The way of integrity means that we live with openness. As far as I’m concerned, anybody who wants to be Jewish can identify with the fate of the Jewish people—to that person, we should say, “Welcome.” Does an Anglo-Saxon atheist from the Bronx want to be Jewish? Terrific. Why not? Does somebody want to be Jewish simply by participating in social and political action? Fine. Let each person choose what is meaningful. Our message to people is, “We do not oppose your right to develop your agenda. If you want to put Jewish identity at the top, that’s fine. If you want to make it fourth and you feel you have other concerns in your life that are more important, we’re not going to assault you with a lecture.”
If we have integrity, we reject messianic utopianism. By the end of the twentieth century, we’ve had enough preachers of utopia. We need people who are neither too pessimistic or excessively optimistic, but people who are realistic. I never say to people, “We Jews believe that ultimately peace will reign throughout the world.” I say, “From Jewish experience, it’s very iffy. We’d better do something about it. That’s the message of Jewish history.”

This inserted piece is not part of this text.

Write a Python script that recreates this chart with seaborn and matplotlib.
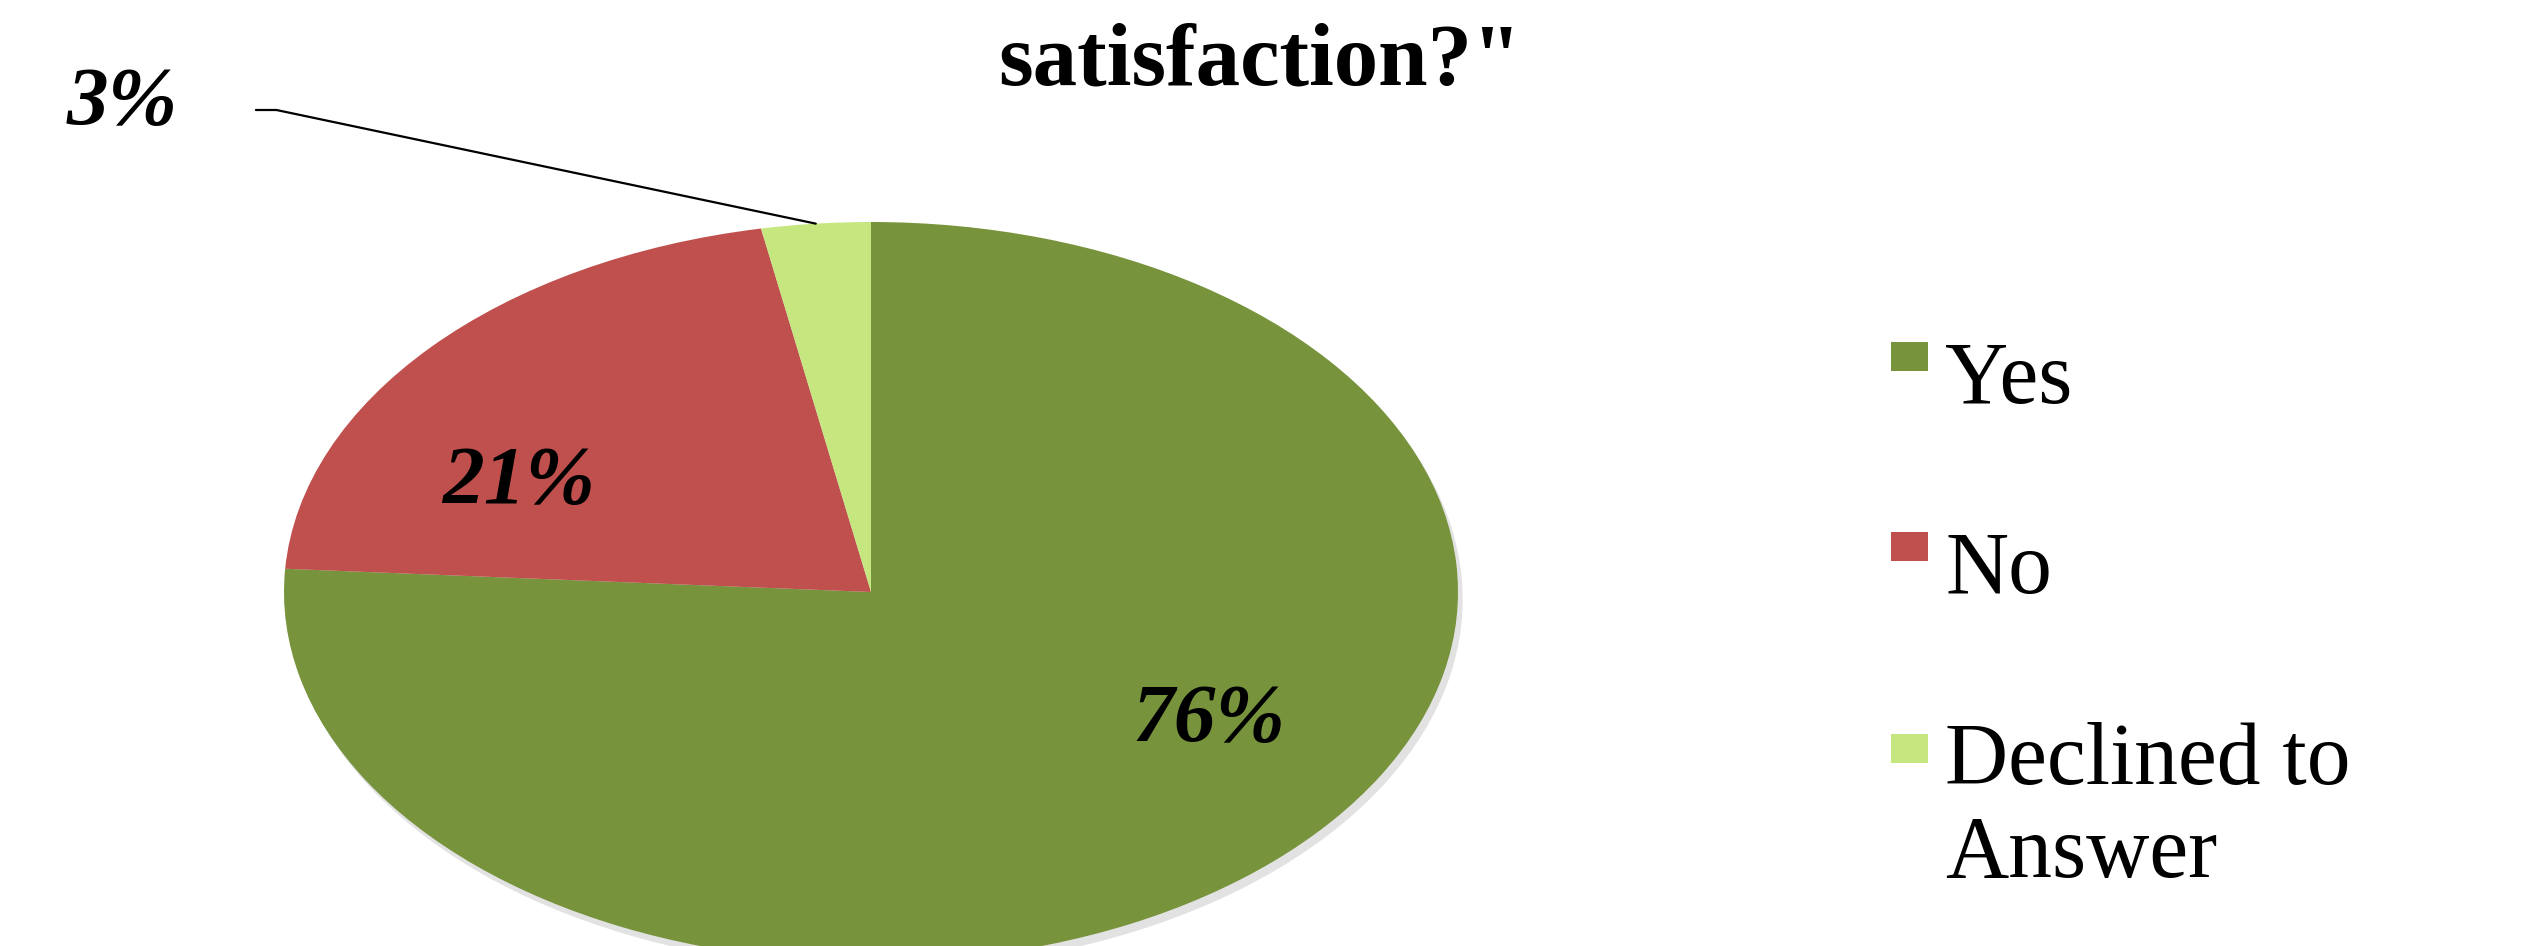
import numpy as np
import matplotlib
matplotlib.use("Agg")
import matplotlib.pyplot as plt
from matplotlib.patches import Rectangle
from matplotlib.legend_handler import HandlerPatch
import seaborn as sns

# ---- data ----
categories = ["Yes", "No", "Declined to\nAnswer"]
values = [76, 21, 3]
pct_labels = ["76%", "21%", "3%"]
title_text = 'satisfaction?"'

# ---- style ----
colors = ["#77933C", "#C0504D", "#C6E680"]
sns.set_theme(style="white")
plt.rcParams["font.family"] = ["Liberation Serif", "DejaVu Serif"]
plt.rcParams["text.color"] = "black"

W, H = 2545, 946
fig = plt.figure(figsize=(W / 100, H / 100), dpi=100)
fig.patch.set_facecolor("white")

# pie axes (elliptical pie, bottom cut by figure edge)
cx, cy, rx, ry = 871, 592, 587, 370
ax = fig.add_axes([(cx - rx) / W, (H - (cy + ry)) / H, 2 * rx / W, 2 * ry / H])

# soft shadow
ax.pie(values, colors=["#a0a0a0"] * len(values), startangle=90, counterclock=False,
       center=(0.008, -0.02), wedgeprops=dict(linewidth=0, alpha=0.3))
wedges, _, autotexts = ax.pie(values, colors=colors, startangle=90, counterclock=False,
                              autopct="%1.0f%%", pctdistance=0.67,
                              wedgeprops=dict(linewidth=0),
                              textprops=dict(fontsize=60, fontweight="bold",
                                             fontstyle="italic", color="black"))
ax.set_aspect("auto")
ax.set_xlim(-1, 1)
ax.set_ylim(-1, 1)
ax.axis("off")

# label placement (matching the original layout)
label_xy = [(0.576, -0.351), (-0.600, 0.292)]
for t, txt, xy in zip(autotexts, pct_labels, label_xy + [None]):
    t.set_text(txt)
    if xy is not None:
        t.set_position(xy)
        t.set_ha("center")
        t.set_va("center")
    else:
        t.set_visible(False)

# 3% leader label
th = np.deg2rad(90 - 360 * (values[0] + values[1] + values[2] / 2) / sum(values))
ax.annotate(pct_labels[2], xy=(np.cos(th), np.sin(th)), xycoords="data",
            xytext=(122 / W, 1 - 104 / H), textcoords="figure fraction",
            ha="center", va="center", fontsize=60, fontweight="bold", fontstyle="italic",
            color="black",
            arrowprops=dict(arrowstyle="-", color="black", lw=1.6,
                            connectionstyle="angle,angleA=0,angleB=-11.9,rad=0",
                            relpos=(1.0, 0.42), shrinkA=54, shrinkB=0))

# title (first line lies above the visible area)
fig.text(1260 / W, 1 - 84 / H, title_text, ha="center", va="baseline",
         fontsize=64, fontweight="bold", color="black")


# legend with square swatches sitting at the top of each label
class TopSquare(HandlerPatch):
    def __init__(self, shift, **kw):
        super().__init__(**kw)
        self.shift = shift

    def create_artists(self, legend, orig_handle, xdescent, ydescent, width,
                       height, fontsize, trans):
        sq_w, sq_h = 0.42 * fontsize, 0.33 * fontsize
        y0 = -ydescent + (height - sq_h) / 2 + self.shift * fontsize
        p = Rectangle((-xdescent, y0), sq_w, sq_h,
                      facecolor=orig_handle.get_facecolor(), edgecolor="none",
                      transform=trans)
        return [p]


handler_map = {w: TopSquare(0.68 if "\n" in c else 0.17)
               for w, c in zip(wedges, categories)}
fig.legend(wedges, categories, loc="upper left", handler_map=handler_map,
           bbox_to_anchor=(1812 / W, 1 - 262 / H), frameon=False,
           fontsize=63, handlelength=0.42, handleheight=0.3, handletextpad=0.2,
           labelspacing=1.25, labelcolor="black")

fig.savefig("out.png", dpi=100, facecolor="white")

Perhaps most important of all, we have to accept that we are a world people. That’s what the International Federation [of Secular Humanistic Jews] is about. It means that people in the Diaspora recognize that Israel is, for all practical purposes, the center of the Jewish people and that Israelis recognize, without contempt, that the Diaspora is here to stay. And the only reason why Israel is significant is because it is attached to something called the Jewish people, which is a world people.
A good philosophy of life teaches people to face reality and to be strong enough to deal with that reality. The reason I regard myself as a Secular Humanistic Jew is that we affirm human dignity, which means we are not afraid to face the truth, both pleasant and unpleasant. That is our pride both as Jews and as human beings.